**YOUR INSTRUCTIONS:** Write again exactly the lines in the listing below, starting at the line with "Give me the Chart.js source for this chart." and ending at the line with "const titleText = 'Gráfica", both included. Pictures are not copied.

**EXTRACTED ENTRIES:**
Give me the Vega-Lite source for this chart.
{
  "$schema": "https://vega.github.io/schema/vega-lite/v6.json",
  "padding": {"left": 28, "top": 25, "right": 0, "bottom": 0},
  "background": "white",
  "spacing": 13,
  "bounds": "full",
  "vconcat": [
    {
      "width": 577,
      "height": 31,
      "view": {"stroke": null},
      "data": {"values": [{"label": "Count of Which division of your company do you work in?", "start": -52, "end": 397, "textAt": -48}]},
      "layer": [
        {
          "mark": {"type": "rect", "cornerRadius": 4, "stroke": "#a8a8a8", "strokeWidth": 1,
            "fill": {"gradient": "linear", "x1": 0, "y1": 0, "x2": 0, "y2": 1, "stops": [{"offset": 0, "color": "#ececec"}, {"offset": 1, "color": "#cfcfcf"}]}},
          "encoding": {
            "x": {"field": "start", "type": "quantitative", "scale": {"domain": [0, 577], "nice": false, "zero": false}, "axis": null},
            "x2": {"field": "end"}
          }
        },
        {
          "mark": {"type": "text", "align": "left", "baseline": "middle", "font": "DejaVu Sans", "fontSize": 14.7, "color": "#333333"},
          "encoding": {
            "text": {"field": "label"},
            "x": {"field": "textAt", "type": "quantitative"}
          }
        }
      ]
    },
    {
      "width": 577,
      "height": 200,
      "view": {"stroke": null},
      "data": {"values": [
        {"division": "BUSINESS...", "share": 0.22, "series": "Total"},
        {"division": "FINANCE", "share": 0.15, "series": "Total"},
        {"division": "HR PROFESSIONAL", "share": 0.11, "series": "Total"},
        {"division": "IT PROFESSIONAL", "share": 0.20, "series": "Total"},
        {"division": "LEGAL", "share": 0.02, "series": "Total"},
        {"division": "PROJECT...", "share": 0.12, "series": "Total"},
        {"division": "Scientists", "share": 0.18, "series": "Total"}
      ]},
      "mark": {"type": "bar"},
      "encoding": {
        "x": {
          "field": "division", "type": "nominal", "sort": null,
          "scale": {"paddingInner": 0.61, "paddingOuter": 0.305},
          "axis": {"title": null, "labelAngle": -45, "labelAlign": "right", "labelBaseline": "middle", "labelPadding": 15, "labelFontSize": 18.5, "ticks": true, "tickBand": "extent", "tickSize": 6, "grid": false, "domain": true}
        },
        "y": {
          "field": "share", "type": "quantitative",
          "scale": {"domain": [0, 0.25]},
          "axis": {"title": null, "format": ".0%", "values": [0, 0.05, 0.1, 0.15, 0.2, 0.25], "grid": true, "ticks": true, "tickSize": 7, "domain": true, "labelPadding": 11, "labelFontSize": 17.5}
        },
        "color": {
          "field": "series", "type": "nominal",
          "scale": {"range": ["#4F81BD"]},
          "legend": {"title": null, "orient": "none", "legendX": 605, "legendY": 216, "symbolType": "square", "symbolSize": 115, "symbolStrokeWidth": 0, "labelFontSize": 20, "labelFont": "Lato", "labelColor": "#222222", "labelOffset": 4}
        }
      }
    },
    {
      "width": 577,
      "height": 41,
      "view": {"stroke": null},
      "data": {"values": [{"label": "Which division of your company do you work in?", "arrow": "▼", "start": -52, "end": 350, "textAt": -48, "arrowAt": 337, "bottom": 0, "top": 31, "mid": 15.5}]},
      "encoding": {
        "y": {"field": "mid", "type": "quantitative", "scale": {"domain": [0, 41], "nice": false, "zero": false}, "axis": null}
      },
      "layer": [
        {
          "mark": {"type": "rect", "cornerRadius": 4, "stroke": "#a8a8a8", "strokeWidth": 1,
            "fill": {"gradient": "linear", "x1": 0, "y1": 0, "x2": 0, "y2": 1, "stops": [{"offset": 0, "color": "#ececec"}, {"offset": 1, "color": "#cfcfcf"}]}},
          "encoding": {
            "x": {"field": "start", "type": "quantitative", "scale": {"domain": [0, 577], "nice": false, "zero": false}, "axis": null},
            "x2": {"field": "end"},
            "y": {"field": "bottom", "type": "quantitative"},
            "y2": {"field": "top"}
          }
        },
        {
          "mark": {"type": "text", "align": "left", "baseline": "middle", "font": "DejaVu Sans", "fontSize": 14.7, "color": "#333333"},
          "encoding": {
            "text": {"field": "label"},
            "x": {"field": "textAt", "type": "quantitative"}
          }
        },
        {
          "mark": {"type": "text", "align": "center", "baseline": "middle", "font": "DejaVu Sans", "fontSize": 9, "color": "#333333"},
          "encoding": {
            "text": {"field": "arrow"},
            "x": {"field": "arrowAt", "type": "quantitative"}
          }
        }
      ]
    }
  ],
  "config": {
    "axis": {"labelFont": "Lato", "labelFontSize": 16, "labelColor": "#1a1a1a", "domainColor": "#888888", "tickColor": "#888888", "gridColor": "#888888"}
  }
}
==
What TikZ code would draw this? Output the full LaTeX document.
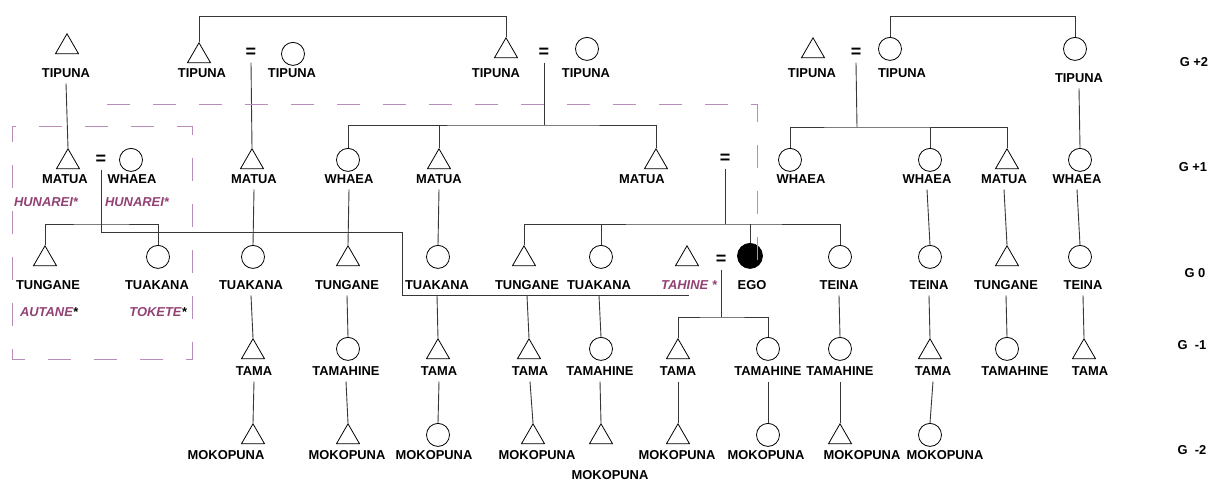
* * *
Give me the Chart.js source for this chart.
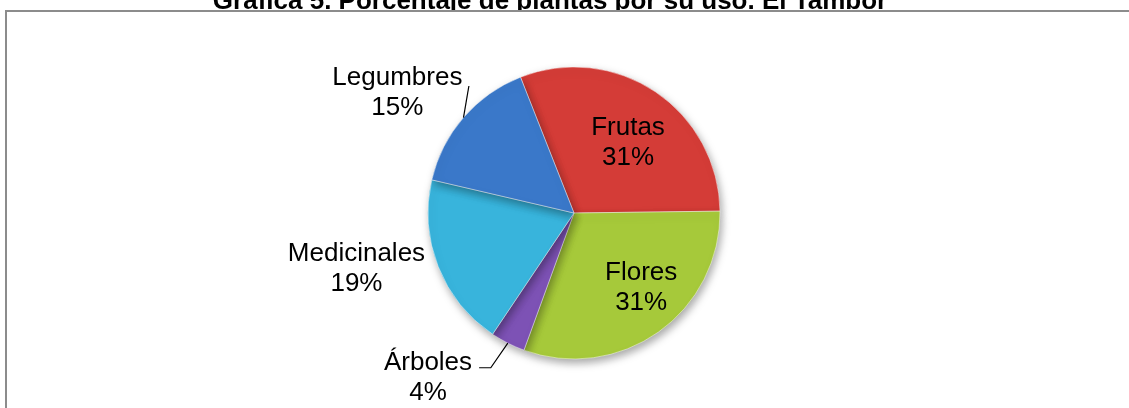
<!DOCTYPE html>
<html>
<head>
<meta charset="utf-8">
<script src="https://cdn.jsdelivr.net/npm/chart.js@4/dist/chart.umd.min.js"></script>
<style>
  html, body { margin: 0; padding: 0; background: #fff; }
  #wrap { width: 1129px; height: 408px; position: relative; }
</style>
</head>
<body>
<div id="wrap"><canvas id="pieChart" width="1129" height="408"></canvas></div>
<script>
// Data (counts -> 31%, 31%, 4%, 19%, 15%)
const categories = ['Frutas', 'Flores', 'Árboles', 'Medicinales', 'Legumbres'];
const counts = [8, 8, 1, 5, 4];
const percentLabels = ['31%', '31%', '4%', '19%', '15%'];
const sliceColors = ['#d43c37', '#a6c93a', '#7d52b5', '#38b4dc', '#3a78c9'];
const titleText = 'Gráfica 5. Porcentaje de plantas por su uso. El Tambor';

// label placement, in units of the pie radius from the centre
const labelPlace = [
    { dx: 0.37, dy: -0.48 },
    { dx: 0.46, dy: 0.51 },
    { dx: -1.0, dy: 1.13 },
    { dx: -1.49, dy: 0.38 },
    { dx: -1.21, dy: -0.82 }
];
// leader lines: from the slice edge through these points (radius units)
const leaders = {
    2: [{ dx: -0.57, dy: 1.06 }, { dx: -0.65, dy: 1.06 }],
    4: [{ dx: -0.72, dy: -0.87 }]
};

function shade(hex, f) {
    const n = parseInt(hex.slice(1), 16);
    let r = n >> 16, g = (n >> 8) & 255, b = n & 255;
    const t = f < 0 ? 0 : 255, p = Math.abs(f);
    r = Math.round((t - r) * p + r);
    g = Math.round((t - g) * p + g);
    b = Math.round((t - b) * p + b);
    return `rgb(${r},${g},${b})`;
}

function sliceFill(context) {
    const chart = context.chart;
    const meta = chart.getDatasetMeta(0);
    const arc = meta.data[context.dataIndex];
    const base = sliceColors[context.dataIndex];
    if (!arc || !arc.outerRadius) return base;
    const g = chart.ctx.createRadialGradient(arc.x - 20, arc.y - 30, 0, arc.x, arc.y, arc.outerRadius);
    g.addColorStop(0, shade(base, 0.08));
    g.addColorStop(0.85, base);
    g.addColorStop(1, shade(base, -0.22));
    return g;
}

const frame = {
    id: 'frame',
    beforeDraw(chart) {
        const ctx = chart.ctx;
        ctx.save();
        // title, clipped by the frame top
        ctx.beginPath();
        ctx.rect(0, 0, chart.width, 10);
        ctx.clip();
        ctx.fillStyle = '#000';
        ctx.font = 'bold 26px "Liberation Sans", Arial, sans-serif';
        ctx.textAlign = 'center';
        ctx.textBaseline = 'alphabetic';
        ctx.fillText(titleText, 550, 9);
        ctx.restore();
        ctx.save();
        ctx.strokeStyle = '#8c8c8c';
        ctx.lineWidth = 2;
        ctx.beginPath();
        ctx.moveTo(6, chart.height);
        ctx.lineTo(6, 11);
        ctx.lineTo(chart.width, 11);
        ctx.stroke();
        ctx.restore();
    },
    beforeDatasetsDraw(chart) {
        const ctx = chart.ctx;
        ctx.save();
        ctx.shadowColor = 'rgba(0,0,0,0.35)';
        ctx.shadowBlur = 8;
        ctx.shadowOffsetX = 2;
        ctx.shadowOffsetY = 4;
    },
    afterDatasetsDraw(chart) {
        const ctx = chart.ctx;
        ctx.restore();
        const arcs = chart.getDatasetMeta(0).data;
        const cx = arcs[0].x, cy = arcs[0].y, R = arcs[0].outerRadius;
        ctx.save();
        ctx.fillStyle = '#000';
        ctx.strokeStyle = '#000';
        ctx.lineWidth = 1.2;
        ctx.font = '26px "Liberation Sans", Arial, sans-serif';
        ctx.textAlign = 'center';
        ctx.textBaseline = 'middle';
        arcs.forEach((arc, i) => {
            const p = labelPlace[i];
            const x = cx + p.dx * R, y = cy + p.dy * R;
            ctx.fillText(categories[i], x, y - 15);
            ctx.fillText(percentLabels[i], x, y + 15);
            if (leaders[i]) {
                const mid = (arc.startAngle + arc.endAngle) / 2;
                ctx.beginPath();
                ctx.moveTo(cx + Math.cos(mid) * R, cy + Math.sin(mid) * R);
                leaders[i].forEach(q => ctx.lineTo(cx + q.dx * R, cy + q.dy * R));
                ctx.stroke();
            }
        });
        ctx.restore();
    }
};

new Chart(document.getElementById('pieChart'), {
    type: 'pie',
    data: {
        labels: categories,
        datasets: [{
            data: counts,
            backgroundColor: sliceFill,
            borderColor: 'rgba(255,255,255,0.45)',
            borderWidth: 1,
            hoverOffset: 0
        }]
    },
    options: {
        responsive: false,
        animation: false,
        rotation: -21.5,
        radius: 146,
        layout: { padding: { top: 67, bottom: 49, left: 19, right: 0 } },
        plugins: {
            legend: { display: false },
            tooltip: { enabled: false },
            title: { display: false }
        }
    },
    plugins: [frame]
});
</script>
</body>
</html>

**WRITTEN SOLUTION:**
Give me the Chart.js source for this chart.
<!DOCTYPE html>
<html>
<head>
<meta charset="utf-8">
<script src="https://cdn.jsdelivr.net/npm/chart.js@4/dist/chart.umd.min.js"></script>
<style>
  html, body { margin: 0; padding: 0; background: #fff; }
  #wrap { width: 1129px; height: 408px; position: relative; }
</style>
</head>
<body>
<div id="wrap"><canvas id="pieChart" width="1129" height="408"></canvas></div>
<script>
// Data (counts -> 31%, 31%, 4%, 19%, 15%)
const categories = ['Frutas', 'Flores', 'Árboles', 'Medicinales', 'Legumbres'];
const counts = [8, 8, 1, 5, 4];
const percentLabels = ['31%', '31%', '4%', '19%', '15%'];
const sliceColors = ['#d43c37', '#a6c93a', '#7d52b5', '#38b4dc', '#3a78c9'];
const titleText = 'Gráfica 5. Porcentaje de plantas por su uso. El Tambor';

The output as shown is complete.